Solimar International continues to support ATKOMA daily and is working on a model that will enable long-term support beyond the end of the USAID project, including using ATKOMA as a model that can replicated elsewhere. The success of ATKOMA demonstrates the power of small businesses and using the private sector for good, recognizing that projects cannot be truly sustainable until they engage long-term revenue sources, like those available in the tourism industry. While all local models must be built on and integrated with traditional ecological knowledge and management such as tara bandu, the process for establishing tourism governance in ways that benefit communities and conservation has already been and will continue to be replicated in many future destinations. Solimar is working with stakeholders in Liberia, Tunisia, the Maldives, Bangladesh, and other destinations to decentralize tourism governance to DMOs made up of local private sector stakeholders and government to ensure that tourism is run by and for local communities.

With the support of the Ataúro Island Council, ATKOMA’s amazing members, and the USAID Tourism for All Project, Solimar International hopes to see ATKOMA continue to flourish for many years to come.
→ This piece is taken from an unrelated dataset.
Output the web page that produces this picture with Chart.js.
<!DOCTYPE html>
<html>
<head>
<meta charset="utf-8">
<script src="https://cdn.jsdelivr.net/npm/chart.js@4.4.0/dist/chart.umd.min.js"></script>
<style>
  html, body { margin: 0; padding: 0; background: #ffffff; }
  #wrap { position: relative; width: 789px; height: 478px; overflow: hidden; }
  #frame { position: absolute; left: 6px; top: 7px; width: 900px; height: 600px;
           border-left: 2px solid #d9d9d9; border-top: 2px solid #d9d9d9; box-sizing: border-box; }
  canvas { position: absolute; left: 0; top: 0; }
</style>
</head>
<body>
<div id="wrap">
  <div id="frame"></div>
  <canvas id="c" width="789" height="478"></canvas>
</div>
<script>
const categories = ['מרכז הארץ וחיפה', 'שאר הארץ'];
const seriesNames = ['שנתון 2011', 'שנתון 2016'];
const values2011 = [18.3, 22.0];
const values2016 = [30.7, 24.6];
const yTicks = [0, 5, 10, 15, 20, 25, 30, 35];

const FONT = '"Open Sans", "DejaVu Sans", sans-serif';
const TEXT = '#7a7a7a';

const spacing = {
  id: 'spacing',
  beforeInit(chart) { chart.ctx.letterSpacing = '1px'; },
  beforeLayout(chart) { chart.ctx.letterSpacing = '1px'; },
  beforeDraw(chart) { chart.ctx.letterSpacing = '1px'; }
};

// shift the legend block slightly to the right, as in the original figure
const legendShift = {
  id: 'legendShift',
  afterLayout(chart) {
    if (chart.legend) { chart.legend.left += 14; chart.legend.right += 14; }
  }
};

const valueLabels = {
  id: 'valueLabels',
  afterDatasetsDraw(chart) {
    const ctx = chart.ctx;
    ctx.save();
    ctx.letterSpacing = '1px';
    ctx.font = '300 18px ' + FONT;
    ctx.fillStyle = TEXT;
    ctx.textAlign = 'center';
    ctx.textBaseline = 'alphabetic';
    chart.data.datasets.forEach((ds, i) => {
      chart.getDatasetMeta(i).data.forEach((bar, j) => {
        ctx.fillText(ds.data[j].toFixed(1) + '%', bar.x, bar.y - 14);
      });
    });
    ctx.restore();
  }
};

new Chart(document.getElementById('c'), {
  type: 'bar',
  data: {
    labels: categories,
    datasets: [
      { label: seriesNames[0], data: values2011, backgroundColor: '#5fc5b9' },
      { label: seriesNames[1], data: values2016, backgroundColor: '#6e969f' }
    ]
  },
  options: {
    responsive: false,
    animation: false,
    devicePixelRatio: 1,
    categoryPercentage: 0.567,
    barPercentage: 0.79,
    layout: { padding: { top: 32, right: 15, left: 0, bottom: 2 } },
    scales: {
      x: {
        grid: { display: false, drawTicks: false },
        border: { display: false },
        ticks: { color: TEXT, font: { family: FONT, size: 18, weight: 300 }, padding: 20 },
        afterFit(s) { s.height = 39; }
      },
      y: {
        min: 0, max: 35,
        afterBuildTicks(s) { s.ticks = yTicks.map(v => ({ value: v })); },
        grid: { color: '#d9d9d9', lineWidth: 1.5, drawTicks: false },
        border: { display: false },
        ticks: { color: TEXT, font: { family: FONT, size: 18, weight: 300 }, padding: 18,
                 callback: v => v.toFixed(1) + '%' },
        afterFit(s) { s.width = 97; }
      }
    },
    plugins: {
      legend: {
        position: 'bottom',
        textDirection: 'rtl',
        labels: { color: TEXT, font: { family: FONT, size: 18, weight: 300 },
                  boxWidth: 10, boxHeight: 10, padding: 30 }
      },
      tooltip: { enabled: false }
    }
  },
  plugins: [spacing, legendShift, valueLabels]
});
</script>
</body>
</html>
There were several challenges that ATKOMA faced during the pandemic, and in some cases the LMMAs did not function well without tourism income, emphasizing the importance of additional income streams beyond tourism to enhance its resilience to impacts. However, ATKOMA changed its marketing tactics during the pandemic to appeal to domestic visitors and the expat market residing in Dili, which enabled the organization to continue selling tours and earning an income. Additionally, ATKOMA used this as a time to hear from members about their concerns, including advocating for local rather than foreign-owned, high-end tourism and ensuring that concerns about misuse of LMMAs were addressed. With the support of the Ataúro Island Council, ATKOMA’s amazing members, and the USAID Tourism for All Project, we hope to see ATKOMA and Ataúro Island flourish for many generations to come.